Whilst this is still close to my feelings about giving solo concerts - the other side of solo work has been to develop semi-compositional ideas for CD: from the 1992 multitracks on Thirteen Friendly Numbers to the 2002 microphone-based work on Invisible Ear.
This, in turn, has been re-introduced into concerts in the form of feedback-saxophone and close-miking.
In the last few years I have also had the opportunity to create solos specifically for large and unusual or especially characteristic acoustic spaces. Two concerts/recordings have been made inside the giant Oya Stone Mountain in Utsunomiya, Japan.
Resonant Spaces was a 2006 tour in Scotland and the Orkneys organised by Arika. Butcher and Akio Suzuki visited sites specially chosen for their extraordinary acoustics.
Later that year I played, for Resonance FM, in Oberhausen's famous 200m gazometer.
One track (18:44) on this double CD on Matchless. Contains of all of the solos played on 9th January 2005 at the 291 Gallery, Hackney. The all reed concert was organised by ONGAKU:enjoy_sound.

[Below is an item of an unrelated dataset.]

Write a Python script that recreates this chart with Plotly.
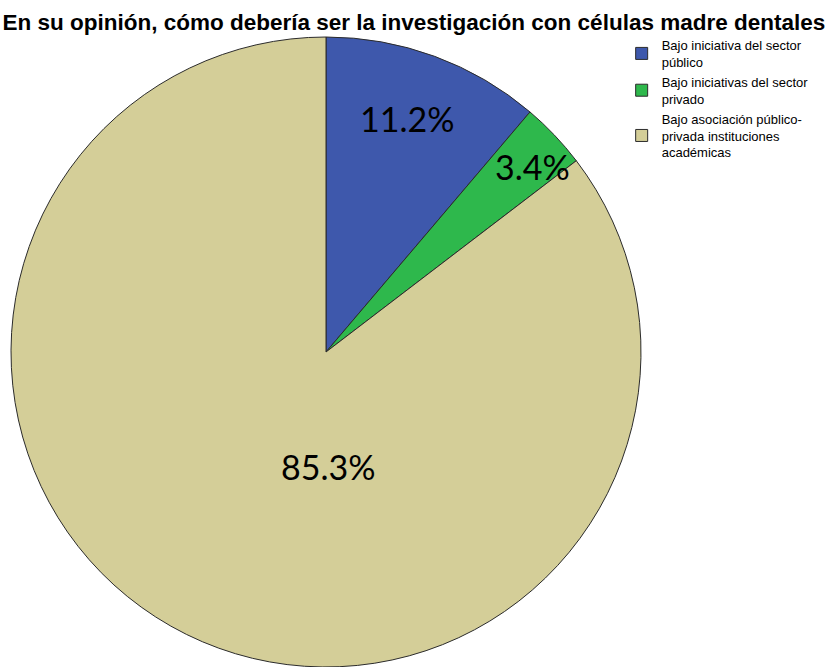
import plotly.graph_objects as go

# Survey answers: how dental stem-cell research should be organised
categories = [
    "Bajo iniciativa del sector<br>público",
    "Bajo iniciativas del sector<br>privado",
    "Bajo asociación público-<br>privada instituciones<br>académicas",
]
percentages = [11.2, 3.4, 85.3]
slice_colors = ["#3E58AC", "#2EB84C", "#D4CE98"]

# Where each percentage label sits (paper coordinates)
label_x = [0.490, 0.642, 0.395]
label_y = [0.823, 0.751, 0.301]

fig = go.Figure(
    go.Pie(
        labels=categories,
        values=percentages,
        sort=False,
        direction="clockwise",
        rotation=0,
        marker=dict(colors=slice_colors, line=dict(color="#2b2b2b", width=1)),
        textinfo="none",
        hoverinfo="skip",
        domain=dict(x=[11 / 830, 641 / 830], y=[0, 1 - 37 / 667]),
    )
)

for v, x, y in zip(percentages, label_x, label_y):
    fig.add_annotation(
        x=x, y=y, xref="paper", yref="paper",
        xanchor="center", yanchor="middle",
        text=f"{v}%", showarrow=False,
        font=dict(family="Lato", size=34, color="#000000"),
    )

fig.update_layout(
    width=830,
    height=667,
    margin=dict(l=0, r=0, t=0, b=0),
    paper_bgcolor="white",
    plot_bgcolor="white",
    title=dict(
        text="<b>En su opinión, cómo debería ser la investigación con células madre dentales</b>",
        x=0.003, xanchor="left", y=1 - 22 / 667, yanchor="middle",
        font=dict(family="Liberation Sans", size=22.5, color="#000000"),
    ),
    legend=dict(
        x=0.749, y=0.955, xanchor="left", yanchor="top",
        font=dict(family="Liberation Sans", size=13, color="#000000"),
        bgcolor="rgba(0,0,0,0)",
        itemwidth=30,
        tracegroupgap=0,
    ),
)

fig.write_html("out.html")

John Butcher Nathaniel Catchpole Kai Fagaschinski Lou Gare Evan Parker Seymour Wright
Two concerts, recorded in Japan in 2002. On Weight of Wax.
1st half: Solo inside the Oya Stone mountain.
2nd half: Duo with Toshimaru Nakimura (no-input mixing desk).
7HINGS is a web site delivering exclusive recordings by download only.
In 2006 they commisoned a day of concerts at the Huddersfield New Music Festival.
Huddersfield Prospects consists of 4 solo (acoustic and feedback) pieces, plus a multi-track composition - Deposition 1 - created afterwards from the live material.